Dataset content:
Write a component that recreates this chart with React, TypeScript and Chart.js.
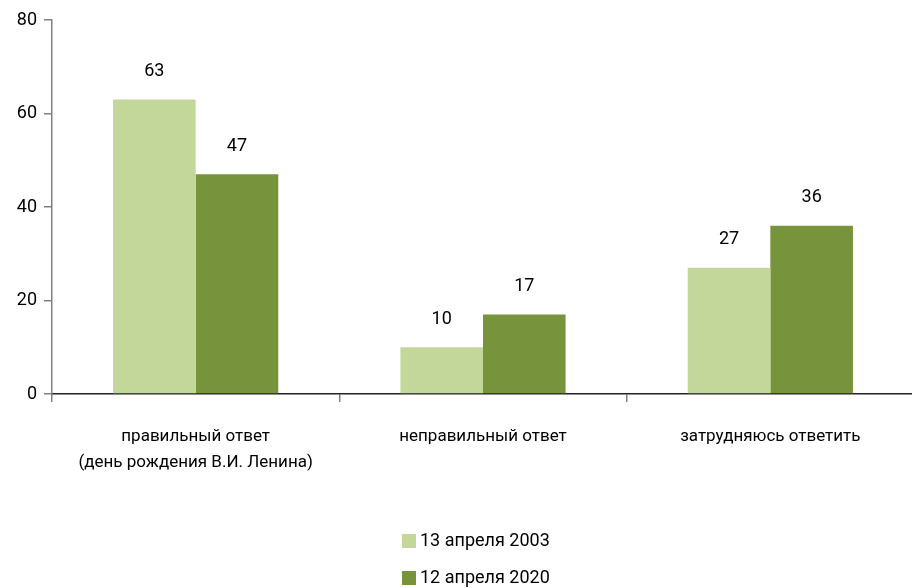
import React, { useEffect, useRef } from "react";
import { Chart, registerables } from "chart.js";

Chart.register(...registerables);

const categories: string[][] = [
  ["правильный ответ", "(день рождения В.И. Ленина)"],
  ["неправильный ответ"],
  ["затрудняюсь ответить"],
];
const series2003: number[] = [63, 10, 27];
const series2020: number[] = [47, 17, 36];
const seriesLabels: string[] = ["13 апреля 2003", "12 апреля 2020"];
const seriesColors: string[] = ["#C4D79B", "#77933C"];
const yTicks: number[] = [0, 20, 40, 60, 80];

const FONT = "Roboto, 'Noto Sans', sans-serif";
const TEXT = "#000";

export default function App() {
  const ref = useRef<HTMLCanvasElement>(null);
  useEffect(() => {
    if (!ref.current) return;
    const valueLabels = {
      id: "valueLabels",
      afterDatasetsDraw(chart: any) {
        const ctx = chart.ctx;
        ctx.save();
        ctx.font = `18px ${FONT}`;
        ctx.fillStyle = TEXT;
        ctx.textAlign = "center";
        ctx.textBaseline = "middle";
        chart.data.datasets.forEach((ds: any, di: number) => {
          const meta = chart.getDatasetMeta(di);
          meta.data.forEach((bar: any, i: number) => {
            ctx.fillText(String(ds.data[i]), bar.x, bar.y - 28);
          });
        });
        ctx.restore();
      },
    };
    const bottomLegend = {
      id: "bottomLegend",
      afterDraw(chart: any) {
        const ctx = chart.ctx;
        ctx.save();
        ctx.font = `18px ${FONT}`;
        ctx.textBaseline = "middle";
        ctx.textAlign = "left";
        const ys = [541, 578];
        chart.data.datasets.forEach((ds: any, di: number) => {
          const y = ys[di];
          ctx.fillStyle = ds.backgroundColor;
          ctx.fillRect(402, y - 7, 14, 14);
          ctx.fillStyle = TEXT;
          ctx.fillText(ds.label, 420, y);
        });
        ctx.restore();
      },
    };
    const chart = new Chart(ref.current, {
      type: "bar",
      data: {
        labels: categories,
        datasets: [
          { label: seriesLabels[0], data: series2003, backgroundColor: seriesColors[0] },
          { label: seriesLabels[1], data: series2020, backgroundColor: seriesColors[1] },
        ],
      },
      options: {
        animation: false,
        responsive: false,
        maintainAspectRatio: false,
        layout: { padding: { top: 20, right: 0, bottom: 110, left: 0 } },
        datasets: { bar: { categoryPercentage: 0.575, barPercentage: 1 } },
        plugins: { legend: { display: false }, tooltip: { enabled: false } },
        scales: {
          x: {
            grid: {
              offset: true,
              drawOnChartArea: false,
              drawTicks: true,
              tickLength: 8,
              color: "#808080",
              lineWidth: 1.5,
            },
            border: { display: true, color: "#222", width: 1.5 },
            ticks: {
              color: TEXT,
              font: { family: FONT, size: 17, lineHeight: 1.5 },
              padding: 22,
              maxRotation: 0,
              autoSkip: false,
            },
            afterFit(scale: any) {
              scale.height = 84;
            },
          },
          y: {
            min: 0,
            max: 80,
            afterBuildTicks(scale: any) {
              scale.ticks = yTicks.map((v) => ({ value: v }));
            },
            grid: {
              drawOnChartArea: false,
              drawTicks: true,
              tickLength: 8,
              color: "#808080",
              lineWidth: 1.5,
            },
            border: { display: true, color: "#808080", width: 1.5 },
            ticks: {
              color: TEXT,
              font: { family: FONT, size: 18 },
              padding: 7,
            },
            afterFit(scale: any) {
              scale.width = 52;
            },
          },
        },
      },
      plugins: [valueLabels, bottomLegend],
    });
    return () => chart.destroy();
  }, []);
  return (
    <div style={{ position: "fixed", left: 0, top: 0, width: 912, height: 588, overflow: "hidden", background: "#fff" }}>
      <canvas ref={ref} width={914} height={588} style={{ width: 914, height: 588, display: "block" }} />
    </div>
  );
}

Short problem: Extract, word for word, each line from the top of the data down to and including the line with "Chart.register(...registerables);"; skip the pictures.

Solution below:
Write a component that recreates this chart with React, TypeScript and Chart.js.
import React, { useEffect, useRef } from "react";
import { Chart, registerables } from "chart.js";

Chart.register(...registerables);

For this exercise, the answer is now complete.